Berlin's public administration is sitting on a growing problem it cannot quite see: thousands of duplicate images embedded in the city's digital property and housing records, creating errors that cascade from Bürgeramt counters in Mitte all the way to rent tribunals in Neukölln. The Senate Department for Urban Development and Housing has acknowledged the need to clean up its digital cadastral systems, though the full scale of the duplication problem across the Liegenschaftsdatei — the city's official property register — has not been publicly quantified.
The timing matters. Berlin is in the middle of a fraught political debate over rent caps, with the SPD-led coalition under pressure to revive a version of the Mietendeckel after the Federal Constitutional Court struck down the last attempt. Accurate, clean property data is the administrative backbone of any rent regulation scheme. When the underlying image records — floor plan scans, building facade photographs, structural documentation — are duplicated or mislinked, assessors end up working from conflicting files. That produces inconsistent Mietspiegel valuations, the comparative rent index that directly sets the ceiling on what landlords can charge.
Where the Problem Shows Up on the Ground
The practical consequences land hardest in districts with older building stock and high tenant density. In Kreuzberg, residents appealing rent increases through the Berliner Mieterverein — Germany's largest tenants' association, with more than 170,000 members — have reported delays of up to fourteen weeks in getting assessments resolved when building documentation contains conflicting image files. The Mieterverein has flagged data quality as a structural problem in its annual reports, though it stops short of attributing specific case delays to image duplication alone.
At the Bezirksamt Friedrichshain-Kreuzberg on Yorckstraße, staff processing Baugenehmigungen — building permits — rely on digitised architectural drawings that were bulk-scanned from paper archives over a decade ago. That 2013-to-2016 scanning programme, run under the city's E-Government initiative, was completed under time pressure and without a systematic deduplication pass. Multiple versions of the same floor plan scan, sometimes with different metadata stamps, can appear in the same file folder for a single property. A clerk must manually identify and reconcile them before a permit decision can proceed. On complex renovation applications, that adds days to each case.

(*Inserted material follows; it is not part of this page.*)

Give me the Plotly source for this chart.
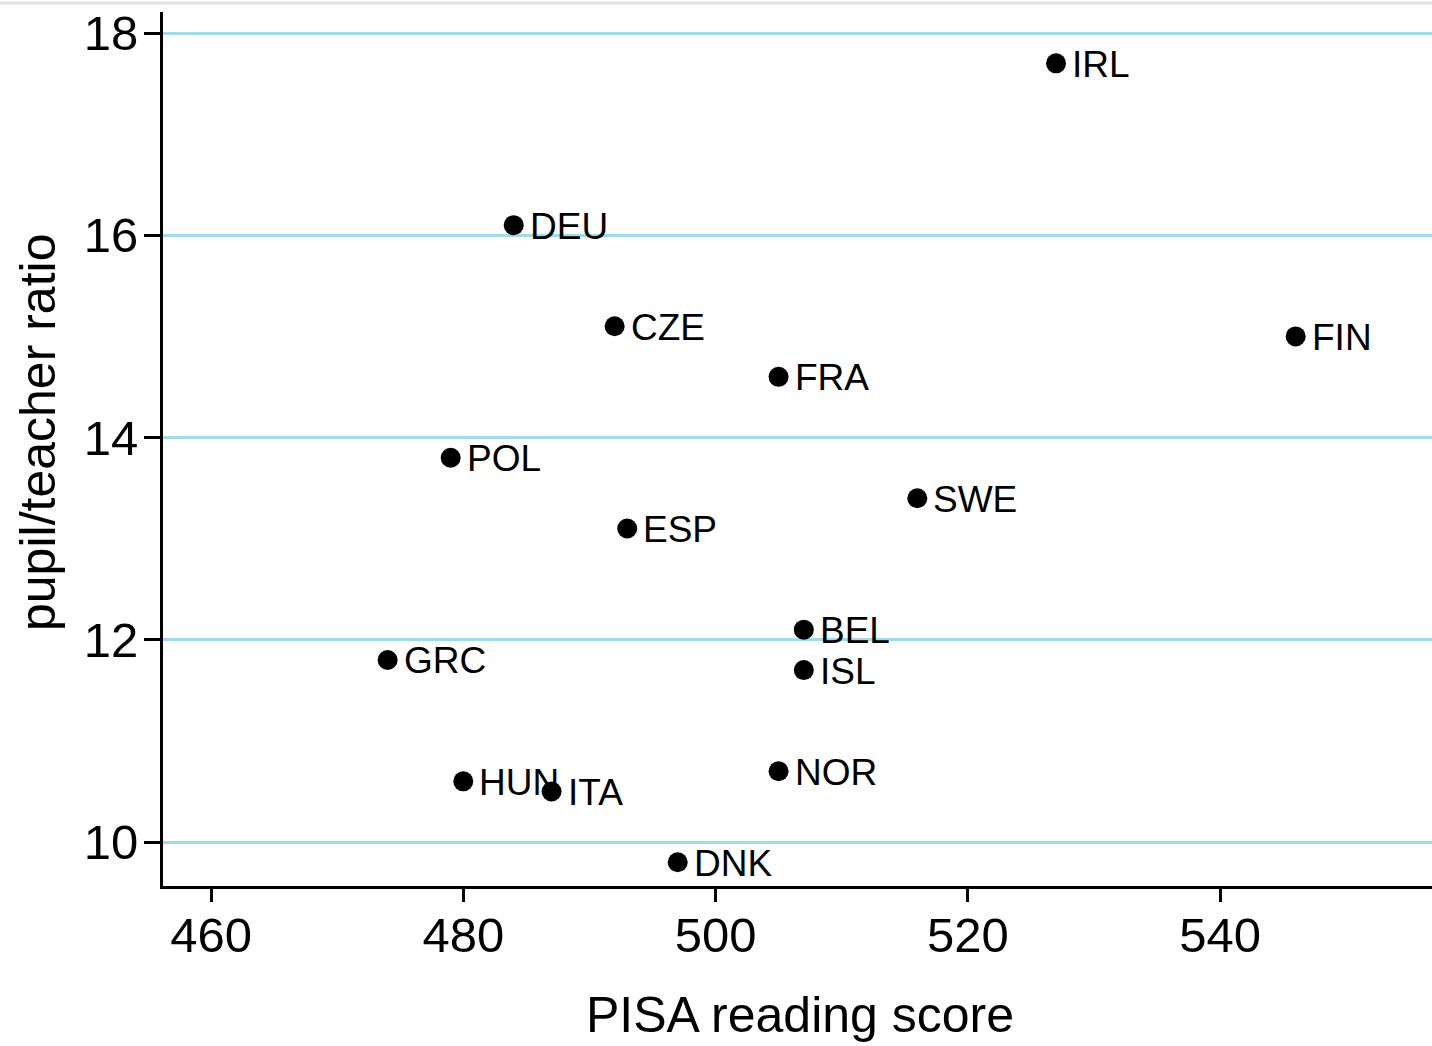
import plotly.graph_objects as go

# PISA 2000 reading scores vs pupil/teacher ratio by country
countries = ["IRL", "DEU", "CZE", "FIN", "FRA", "POL", "SWE", "ESP",
             "BEL", "GRC", "ISL", "NOR", "HUN", "ITA", "DNK"]
reading_score = [527, 484, 492, 546, 505, 479, 516, 493,
                 507, 474, 507, 505, 480, 487, 497]
pupil_teacher = [17.7, 16.1, 15.1, 15.0, 14.6, 13.8, 13.4, 13.1,
                 12.1, 11.8, 11.7, 10.7, 10.6, 10.5, 9.8]

x_ticks = [460, 480, 500, 520, 540]
y_ticks = [10, 12, 14, 16, 18]

FONT = "Liberation Sans, Arial, sans-serif"

fig = go.Figure()
fig.add_trace(go.Scatter(
    x=reading_score,
    y=pupil_teacher,
    mode="markers",
    marker=dict(size=20, color="black"),
    cliponaxis=False,
    showlegend=False,
))

# country code to the right of each marker
for name, xv, yv in zip(countries, reading_score, pupil_teacher):
    fig.add_annotation(x=xv, y=yv, xref="x", yref="y", text=name,
                       xanchor="left", yanchor="middle", xshift=14, yshift=-1,
                       showarrow=False,
                       font=dict(family=FONT, size=37, color="black"))

fig.update_layout(
    width=1432,
    height=1046,
    margin=dict(l=163, r=0, t=12, b=160),
    paper_bgcolor="white",
    plot_bgcolor="white",
    font=dict(family=FONT, color="black"),
    xaxis=dict(
        range=[456.19, 556.81],
        tickvals=x_ticks,
        ticks="outside",
        ticklen=13,
        tickwidth=3,
        tickcolor="black",
        tickfont=dict(size=49),
        ticklabelstandoff=-9,
        showgrid=False,
        zeroline=False,
        showline=True,
        linecolor="black",
        linewidth=3,
    ),
    yaxis=dict(
        range=[9.565, 18.208],
        tickvals=y_ticks,
        ticks="outside",
        ticklen=16,
        tickwidth=3,
        tickcolor="black",
        tickfont=dict(size=49),
        ticklabelstandoff=-4,
        showgrid=True,
        gridcolor="#a3daea",
        gridwidth=3,
        zeroline=False,
        showline=True,
        linecolor="black",
        linewidth=3,
    ),
)

# axis titles
fig.add_annotation(text="PISA reading score", xref="paper", yref="paper",
                   x=0.502, y=-0.1476, xanchor="center", yanchor="middle",
                   showarrow=False, font=dict(size=50))
fig.add_annotation(text="pupil/teacher ratio", xref="paper", yref="paper",
                   x=-0.0985, y=0.5183, xanchor="center", yanchor="middle",
                   textangle=-90, showarrow=False, font=dict(size=50))

# thin frame line along the top of the page
fig.add_shape(type="line", xref="paper", yref="paper",
              x0=-0.2, x1=1.0, y0=1.0102, y1=1.0102,
              line=dict(color="#e2e2e2", width=3))

fig.write_html("out.html")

The BVG infrastructure expansion compounds the problem. As the transit authority pushes forward with new U-Bahn extensions — including planning work connected to the U7 corridor through Spandau — project planners need to cross-reference property boundary images with underground easement records. Duplicate or mislabelled images in the Senatsverwaltung für Stadtentwicklung's GIS layers have, according to procurement documents published in the Berlin Abgeordnetenhaus, required contractors to commission fresh surveys rather than rely on existing digital assets. One 2025 procurement notice cited image data reconciliation as a line-item cost.
What the City Is — and Isn't — Doing
The Senate Department announced in March 2026 that it would allocate €4.2 million to a database modernisation programme running through the end of 2027, which includes a deduplication component for the Liegenschaftsdatei. The contract was awarded to a consortium including the Berlin-based public-sector IT provider ITDZ Berlin. The work is scheduled in phases, with cadastral image records in the first phase and housing assessment photography in the second.
That timeline, however, offers little immediate relief. Residents dealing with rent disputes or permit delays right now should take specific steps. The Berliner Mieterverein offers free initial consultations at its offices on Spichernstraße in Wilmersdorf and can request a formal review if an assessment appears to rest on contradictory building documentation. Anyone whose Baugenehmigung has stalled at a Bezirksamt can file a formal Untätigkeitsklage — an inaction complaint — after three months of no decision, a right codified in the Verwaltungsgerichtsordnung. The administrative courts in Berlin processed roughly 12,400 such cases in 2024, according to figures published by the Berliner Senatsverwaltung für Justiz.
The deduplication work is unglamorous. It does not make headlines the way a rent cap debate does. But clean data is the precondition for every housing policy the city wants to run — and right now, Berlin's records are telling the same story twice, badly.